Ive been doing some investigation of python hashtables and the hash

function used in Python.

It turns out, that when running pystone.py, as much time is spent in

string_hash() as is spent in lookdict_string(). If you look at

python's hash function, shown below, you can get an idea why - a

multiply is used for every character in the string.

static long

string_hash1(register char *p, int size)

{

register int len;

register long x;

len = size;

x = *p << 7;

while (--len >= 0)

x = (100003*x) ^ *p++;

x ^= size;

return x;

}

Looking around the web I found the following hash function, which is

much faster, and seems to distribute better than the python hash

function.

static long

string_hash3(register char *p, register int size)

{

register long x;

register char c;

x = 0xd2d84a61;

while (c = *p++)

x ^= ( (x<<7) + c + (x>>5) );

return x;

}

I also came up with a hash function of my own, which seems to

distribute near-perfectly (in the sense of being comparable to

assigning, as hashes, random numbers to unique strings) and be faster

yet (at least, on my P4 box).

static long

string_hash6(register unsigned short *p, int size)

{

register short s;

register unsigned long x = 0;

if (size == 0) return 0;

len = (size+1) >> 1;

while (len--) {

x += (x>>14) + (*p++ * 0xd2d84a61);

}

x += (x>>14) + (size*0xd2d84a61);

return x;

}

Ive tested these functions by hashing a large set of strings generated

by instrumenting the python interpeter to emit a string every time a

string is added to a dictionary.
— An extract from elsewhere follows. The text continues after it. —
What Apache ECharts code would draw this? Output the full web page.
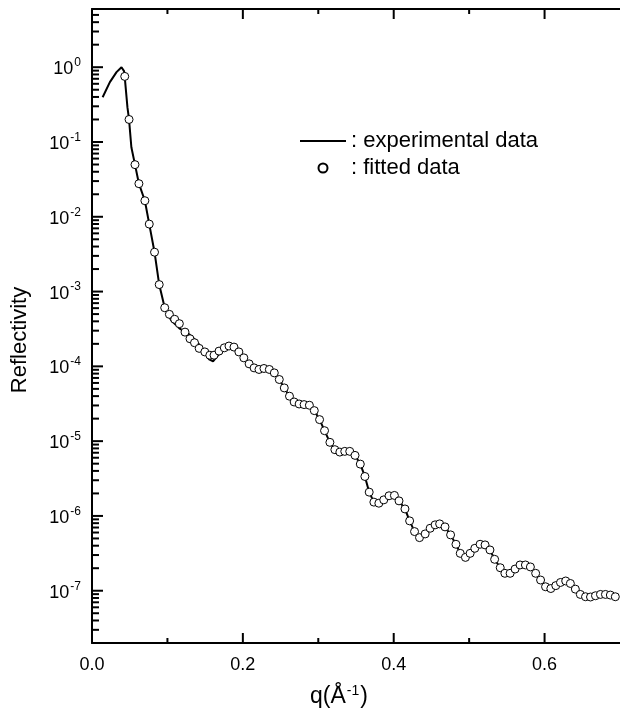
<!DOCTYPE html>
<html>
<head>
<meta charset="utf-8">
<script src="https://cdn.jsdelivr.net/npm/echarts@6/dist/echarts.min.js"></script>
<style>
html,body{margin:0;padding:0;background:#fff;}
#chart{width:620px;height:712px;}
</style>
</head>
<body>
<div id="chart"></div>
<script>
// experimental data (solid line): q (1/Å), reflectivity
const expQ = [0.0141,0.0237,0.0325,0.0391,0.0425,0.0438,0.0470,0.0491,0.0522,0.0570,0.0622,0.0701,0.0759,0.0829,0.0891,0.0964,
  0.1049,0.1158,0.1289,0.1377,0.1474,0.1553,0.1605,0.1662,0.1750,
  0.1816,0.1882,0.1947,0.2013,0.2083,0.2149,0.2214,0.2280,0.2351,0.2417,0.2483,0.2549,0.2618,0.2680,0.2746,0.2812,0.2882,0.2947,
  0.3017,0.3083,0.3154,0.3220,0.3286,0.3351,0.3417,0.3487,0.3557,0.3618,0.3675,0.3737,0.3803,0.3868,0.3938,0.4009,0.4070,0.4149,
  0.4211,0.4276,0.4342,0.4417,0.4483,0.4549,0.4609,0.4680,0.4754,0.4825,0.4882,0.4951,0.5013,0.5075,0.5145,0.5211,0.5276,0.5338,
  0.5412,0.5474,0.5543,0.5609,0.5675,0.5746,0.5812,0.5882,0.5947,0.6013,0.6083,0.6149,0.6211,0.6280,0.6342,0.6408,0.6474,0.6543,
  0.6609,0.6675,0.6741,0.6807,0.6872,0.6938];
const expR = [0.397,0.631,0.86,1.0,0.887,0.665,0.29,0.200,0.085,0.0498,0.0277,0.0164,0.00798,0.00336,0.00124,6.08e-4,
  4.12e-4,3.22e-4,2.68e-4,2.22e-4,1.68e-4,1.24e-4,1.17e-4,1.37e-4,1.74e-4,
  1.87e-4,1.81e-4,1.56e-4,1.30e-4,1.08e-4,9.54e-5,9.09e-5,9.37e-5,9.09e-5,8.18e-5,6.67e-5,5.15e-5,3.99e-5,3.34e-5,3.14e-5,3.08e-5,3.02e-5,2.56e-5,
  1.94e-5,1.38e-5,9.64e-6,7.69e-6,7.14e-6,7.30e-6,7.30e-6,6.45e-6,4.93e-6,3.37e-6,2.08e-6,1.53e-6,1.48e-6,1.64e-6,1.86e-6,1.88e-6,1.59e-6,1.24e-6,
  8.59e-7,6.18e-7,5.13e-7,5.75e-7,6.84e-7,7.60e-7,7.83e-7,7.14e-7,5.58e-7,4.18e-7,3.16e-7,2.79e-7,3.16e-7,3.69e-7,4.18e-7,4.10e-7,3.51e-7,2.63e-7,
  2.03e-7,1.71e-7,1.71e-7,1.95e-7,2.21e-7,2.21e-7,2.08e-7,1.71e-7,1.39e-7,1.13e-7,1.07e-7,1.17e-7,1.29e-7,1.35e-7,1.25e-7,1.05e-7,8.92e-8,8.31e-8,
  8.24e-8,8.57e-8,8.92e-8,8.92e-8,8.75e-8,8.31e-8];

// fitted data (open circles)
const fitQ = [0.0434,0.0491,0.0570,0.0622,0.0701,0.0759,0.0829,0.0891,0.0964,0.1026,0.1096,0.1158,0.1233,0.1299,0.1359,0.1421,0.1496,0.1562,0.1618,
  0.1684,0.1754,0.1816,0.1882,0.1947,0.2013,0.2083,0.2149,0.2214,0.2280,0.2351,0.2417,0.2483,0.2549,0.2618,0.2680,0.2746,0.2812,0.2882,0.2947,
  0.3017,0.3083,0.3154,0.3220,0.3286,0.3351,0.3417,0.3487,0.3557,0.3618,0.3675,0.3737,0.3803,0.3868,0.3938,0.4009,0.4070,0.4149,
  0.4211,0.4276,0.4342,0.4417,0.4483,0.4549,0.4609,0.4680,0.4754,0.4825,0.4882,0.4951,0.5013,0.5075,0.5145,0.5211,0.5276,0.5338,
  0.5412,0.5474,0.5543,0.5609,0.5675,0.5746,0.5812,0.5882,0.5947,0.6013,0.6083,0.6149,0.6211,0.6280,0.6342,0.6408,0.6474,0.6543,
  0.6609,0.6675,0.6741,0.6807,0.6872,0.6938];
const fitR = [0.753,0.200,0.0498,0.0277,0.0164,0.00798,0.00336,0.00124,6.08e-4,4.96e-4,4.26e-4,3.72e-4,2.87e-4,2.34e-4,2.07e-4,1.74e-4,1.56e-4,1.41e-4,1.41e-4,
  1.60e-4,1.77e-4,1.87e-4,1.81e-4,1.56e-4,1.30e-4,1.08e-4,9.54e-5,9.09e-5,9.37e-5,9.09e-5,8.18e-5,6.67e-5,5.15e-5,3.99e-5,3.34e-5,3.14e-5,3.08e-5,3.02e-5,2.56e-5,
  1.94e-5,1.38e-5,9.64e-6,7.69e-6,7.14e-6,7.30e-6,7.30e-6,6.45e-6,4.93e-6,3.37e-6,2.08e-6,1.53e-6,1.48e-6,1.64e-6,1.86e-6,1.88e-6,1.59e-6,1.24e-6,
  8.59e-7,6.18e-7,5.13e-7,5.75e-7,6.84e-7,7.60e-7,7.83e-7,7.14e-7,5.58e-7,4.18e-7,3.16e-7,2.79e-7,3.16e-7,3.69e-7,4.18e-7,4.10e-7,3.51e-7,2.63e-7,
  2.03e-7,1.71e-7,1.71e-7,1.95e-7,2.21e-7,2.21e-7,2.08e-7,1.71e-7,1.39e-7,1.13e-7,1.07e-7,1.17e-7,1.29e-7,1.35e-7,1.25e-7,1.05e-7,8.92e-8,8.31e-8,
  8.24e-8,8.57e-8,8.92e-8,8.92e-8,8.75e-8,8.31e-8];

const seriesNames = ['experimental data', 'fitted data'];
const xTickLabels = ['0.0', '0.2', '0.4', '0.6'];
const xMajorTicks = [0.2, 0.4, 0.6];
const xMinorTicks = [0.1, 0.3, 0.5];
const yDecades = [-8, -7, -6, -5, -4, -3, -2, -1, 0];
const yMinorMult = [2, 3, 4, 5, 6, 7, 8, 9];
const yMin = 2e-8, yMax = 6, xMin = 0, xMax = 0.7;

const FONT = '"Liberation Sans", Arial, sans-serif';
const yMajorTicks = yDecades.map(d => Math.pow(10, d)).filter(v => v >= yMin && v <= yMax);
const yMinorTicks = [];
yDecades.forEach(d => yMinorMult.forEach(m => {
  const v = m * Math.pow(10, d);
  if (v >= yMin && v <= yMax) yMinorTicks.push(+v.toPrecision(3));
}));

const chart = echarts.init(document.getElementById('chart'), null, {renderer: 'canvas'});
const mkAxisLine = () => ({show: true, lineStyle: {color: '#000', width: 2}});

function tickSeries(name, data, draw) {
  return {
    name: name, type: 'custom', silent: true, clip: false, z: 10,
    coordinateSystem: 'cartesian2d', xAxisIndex: 0, yAxisIndex: 0,
    data: data, encode: {x: 0, y: 1},
    renderItem: draw
  };
}

const option = {
  animation: false,
  backgroundColor: '#fff',
  textStyle: {fontFamily: FONT, color: '#000'},
  grid: {left: 92, top: 9, right: -4, bottom: 69, containLabel: false},
  legend: {
    data: [
      {name: seriesNames[0], icon: 'path://M0,0H46V2H0Z'},
      {name: seriesNames[1]}
    ],
    orient: 'vertical',
    left: 300, top: 130,
    itemWidth: 46, itemHeight: 9, itemGap: 5,
    padding: 0,
    formatter: n => ': ' + n,
    textStyle: {fontSize: 22, lineHeight: 22, color: '#000', fontFamily: FONT},
    selectedMode: false
  },
  xAxis: [{
    type: 'value', position: 'bottom', min: xMin, max: xMax, interval: 0.2,
    axisLine: mkAxisLine(),
    axisTick: {show: false},
    axisLabel: {
      show: true, fontSize: 18, color: '#000', margin: 13, fontFamily: FONT,
      showMaxLabel: false,
      formatter: v => { const i = Math.round(v / 0.2); return Math.abs(v - i * 0.2) < 1e-6 ? (xTickLabels[i] || '') : ''; }
    },
    splitLine: {show: false}
  }, {
    type: 'value', position: 'top', min: xMin, max: xMax, interval: 0.2,
    axisLine: mkAxisLine(),
    axisTick: {show: false},
    axisLabel: {show: false},
    splitLine: {show: false}
  }],
  yAxis: [{
    type: 'log', logBase: 10, min: yMin, max: yMax,
    axisLine: mkAxisLine(),
    axisTick: {show: false},
    axisLabel: {
      show: true, margin: 11, showMinLabel: false, showMaxLabel: false,
      formatter: v => {
        const e = Math.round(Math.log10(v));
        if (Math.abs(v / Math.pow(10, e) - 1) > 1e-6) return '';
        return '{b|10}{s|' + e + '}';
      },
      rich: {
        b: {fontSize: 18, fontFamily: FONT, color: '#000', padding: [4, 0, 0, 0]},
        s: {fontSize: 12, fontFamily: FONT, color: '#000', padding: [0, 0, 9, 1]}
      }
    },
    splitLine: {show: false}
  }],
  series: [{
    name: seriesNames[0], type: 'line',
    data: expQ.map((q, i) => [q, expR[i]]),
    symbol: 'none', showSymbol: false,
    lineStyle: {color: '#000', width: 2},
    itemStyle: {color: '#000'},
    z: 2
  }, {
    name: seriesNames[1], type: 'scatter',
    data: fitQ.map((q, i) => [q, fitR[i]]),
    symbol: 'circle', symbolSize: 8,
    itemStyle: {color: '#fff', borderColor: '#000', borderWidth: 1, opacity: 1},
    z: 3
  },
  tickSeries('yMinorTicks', yMinorTicks.map(v => [xMin, v]), (params, api) => {
    const p = api.coord([xMin, api.value(1)]);
    return {type: 'rect', shape: {x: p[0], y: p[1] - 1, width: 7, height: 2}, style: {fill: '#000'}};
  }),
  tickSeries('yMajorTicks', yMajorTicks.map(v => [xMin, v]), (params, api) => {
    const p = api.coord([xMin, api.value(1)]);
    return {type: 'rect', shape: {x: p[0], y: p[1] - 1, width: 11, height: 2}, style: {fill: '#000'}};
  }),
  tickSeries('xMinorTicks', xMinorTicks.map(q => [q, yMin]), (params, api) => {
    const b = api.coord([api.value(0), yMin]);
    const t = api.coord([api.value(0), yMax]);
    return {type: 'group', children: [
      {type: 'rect', shape: {x: b[0] - 1, y: b[1] - 5, width: 2, height: 5}, style: {fill: '#000'}},
      {type: 'rect', shape: {x: t[0] - 1, y: t[1], width: 2, height: 5}, style: {fill: '#000'}}
    ]};
  }),
  tickSeries('xMajorTicks', xMajorTicks.map(q => [q, yMin]), (params, api) => {
    const b = api.coord([api.value(0), yMin]);
    const t = api.coord([api.value(0), yMax]);
    return {type: 'group', children: [
      {type: 'rect', shape: {x: b[0] - 1, y: b[1] - 10, width: 2, height: 10}, style: {fill: '#000'}},
      {type: 'rect', shape: {x: t[0] - 1, y: t[1], width: 2, height: 10}, style: {fill: '#000'}}
    ]};
  })
  ],
  graphic: [{
    type: 'text', x: 20, y: 340, rotation: Math.PI / 2,
    style: {text: 'Reflectivity', font: '22px ' + FONT, fill: '#000', align: 'center', verticalAlign: 'middle'}
  }, {
    type: 'text', x: 339, y: 697,
    style: {
      text: '{a|q(Å}{s|-1}{a|)}', align: 'center', verticalAlign: 'middle', fill: '#000',
      rich: {
        a: {fontSize: 23, fontFamily: FONT, fill: '#000'},
        s: {fontSize: 14, fontFamily: FONT, fill: '#000', padding: [0, 1, 12, 1]}
      }
    }
  }]
};
chart.setOption(option);
</script>
</body>
</html>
These strings are hashed and thrown

into the buckets of various sized tables. I then calculate sigma

statistics (sum((observed-expected)^2)/(N-1)) for the number of items

in the buckets of those tables.

Im not sure what other tests to try out. Im hoping that someone on

c.l.py has some experience in testing hash functions, and can suggest

some additional tests and/or tweaks.